Handling artifacts or blurriness in generated images is a critical aspect of image processing and analysis. Artifacts can manifest as unintended visual elements, distortions, or noise, while blurriness typically results from low resolution or inadequate rendering techniques. To address these issues effectively, developers can employ a mix of techniques that include preprocessing, utilizing different generation models, and applying post-processing filters to enhance image quality.
First, it’s essential to start with proper input data. This means ensuring that the training data used for generating images is clean and of high quality. If the dataset contains low-resolution images or images with unwanted artifacts, these issues can propagate into the generated outputs. Developers can also utilize techniques such as data augmentation to increase the diversity of the training data, which might help improve the robustness of the generated images. Additionally, considering the model architecture is vital; using advanced architectures like Generative Adversarial Networks (GANs) or diffusion models can yield sharper images with fewer artifacts.

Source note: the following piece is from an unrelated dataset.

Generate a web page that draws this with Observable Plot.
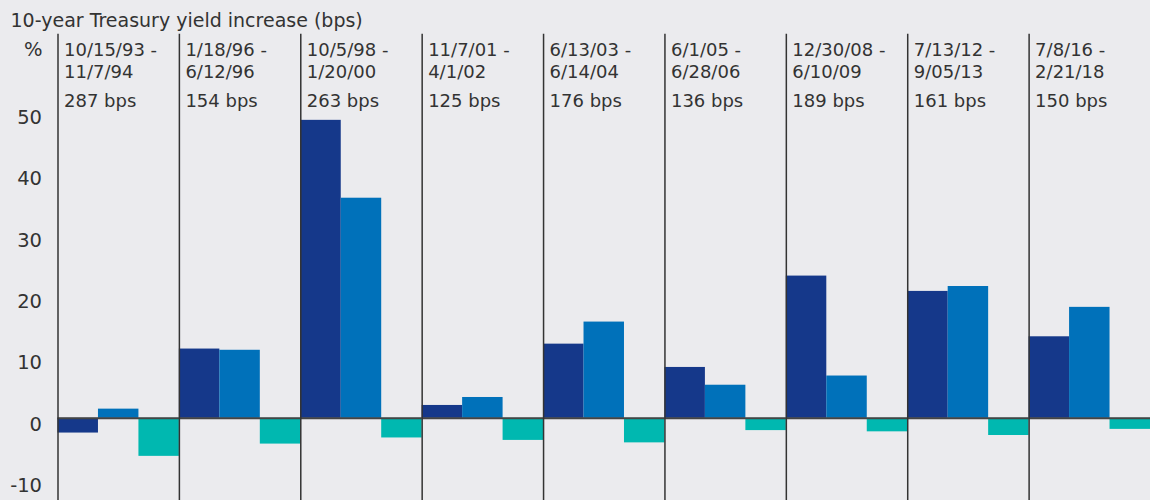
<!DOCTYPE html>
<html>
<head>
<meta charset="utf-8">
<script src="https://cdn.jsdelivr.net/npm/d3@7"></script>
<script src="https://cdn.jsdelivr.net/npm/@observablehq/plot@0.6"></script>
<style>
  html, body { margin: 0; padding: 0; background: #ffffff; }
  #chart { width: 1150px; }
</style>
</head>
<body>
<div id="chart"></div>
<script>
// ---- data ----
const periodStart = ["10/15/93 -", "1/18/96 -", "10/5/98 -", "11/7/01 -", "6/13/03 -", "6/1/05 -", "12/30/08 -", "7/13/12 -", "7/8/16 -"];
const periodEnd = ["11/7/94", "6/12/96", "1/20/00", "4/1/02", "6/14/04", "6/28/06", "6/10/09", "9/05/13", "2/21/18"];
const yieldIncrease = ["287 bps", "154 bps", "263 bps", "125 bps", "176 bps", "136 bps", "189 bps", "161 bps", "150 bps"];
const seriesNames = ["Series 1", "Series 2", "Series 3"];
const series1 = [-2.4, 11.3, 48.6, 2.1, 12.1, 8.3, 23.2, 20.7, 13.3];
const series2 = [1.5, 11.1, 35.9, 3.4, 15.7, 5.4, 6.9, 21.5, 18.1];
const series3 = [-6.2, -4.2, -3.2, -3.6, -4.0, -2.0, -2.2, -2.8, -1.8];
const yTicks = [-10, 0, 10, 20, 30, 40, 50];
const titleText = "10-year Treasury yield increase (bps)";
const unitText = "%";

// ---- build tables ----
const keys = periodStart.map((s, i) => s + " " + periodEnd[i]);
const seriesValues = [series1, series2, series3];
const rows = [];
keys.forEach((k, i) => {
  seriesNames.forEach((s, j) => rows.push({key: k, series: s, value: seriesValues[j][i]}));
});
const headers = keys.map((k, i) => ({key: k, start: periodStart[i], end: periodEnd[i], bps: yieldIncrease[i]}));
const firstFacet = [{key: keys[0]}];

const textStyle = {fontSize: 18, fill: "#333", lineAnchor: "bottom", frameAnchor: "top-left"};

const chart = Plot.plot({
  width: 1150,
  height: 500,
  marginLeft: 57.5,
  marginRight: 0,
  marginTop: 34,
  marginBottom: 0,
  style: {background: "#ebebee", fontFamily: "DejaVu Sans, sans-serif", fontSize: "18px", color: "#333"},
  fx: {domain: keys, padding: 0, round: false, axis: null, label: null},
  x: {domain: seriesNames, padding: 0, round: false, axis: null},
  y: {domain: [-13.4, 62.6]},
  color: {domain: seriesNames, range: ["#15388a", "#0071ba", "#00b8b0"]},
  marks: [
    Plot.barY(rows, {fx: "key", x: "series", y: "value", fill: "series", inset: 0}),
    Plot.ruleY([0], {stroke: "#444", strokeWidth: 2}),
    Plot.frame({anchor: "left", stroke: "#333", strokeWidth: 1.5}),
    Plot.axisY({ticks: yTicks, tickFormat: (d) => String(d), tickSize: 0, tickPadding: 16, dy: 6, label: null, fontSize: 19.5, fill: "#333"}),
    Plot.text(headers, {fx: "key", text: "start", dx: 6, dy: 21, ...textStyle}),
    Plot.text(headers, {fx: "key", text: "end", dx: 6, dy: 43.5, ...textStyle}),
    Plot.text(headers, {fx: "key", text: "bps", dx: 6, dy: 72, ...textStyle}),
    Plot.text(firstFacet, {fx: "key", text: () => titleText, dx: -47.5, dy: -7.3, textAnchor: "start", ...textStyle, fontSize: 19}),
    Plot.text(firstFacet, {fx: "key", text: () => unitText, dx: -15.5, dy: 21, textAnchor: "end", ...textStyle, fontSize: 19.5})
  ]
});
document.getElementById("chart").appendChild(chart);
</script>
</body>
</html>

Once the images are generated, applying post-processing techniques can improve their quality. Tools like convolutional neural networks (CNNs) trained specifically for image enhancement can effectively reduce blurriness and remove artifacts. For instance, the use of a super-resolution technique can upscale low-resolution images while preserving detail. Furthermore, using image denoising algorithms can help clean up any random noise that might appear in the generated images. In practice, developers can leverage libraries like OpenCV or PIL in Python to implement these enhancements. Ultimately, the goal is to create clearer and more aesthetically pleasing images that meet the intended application requirements.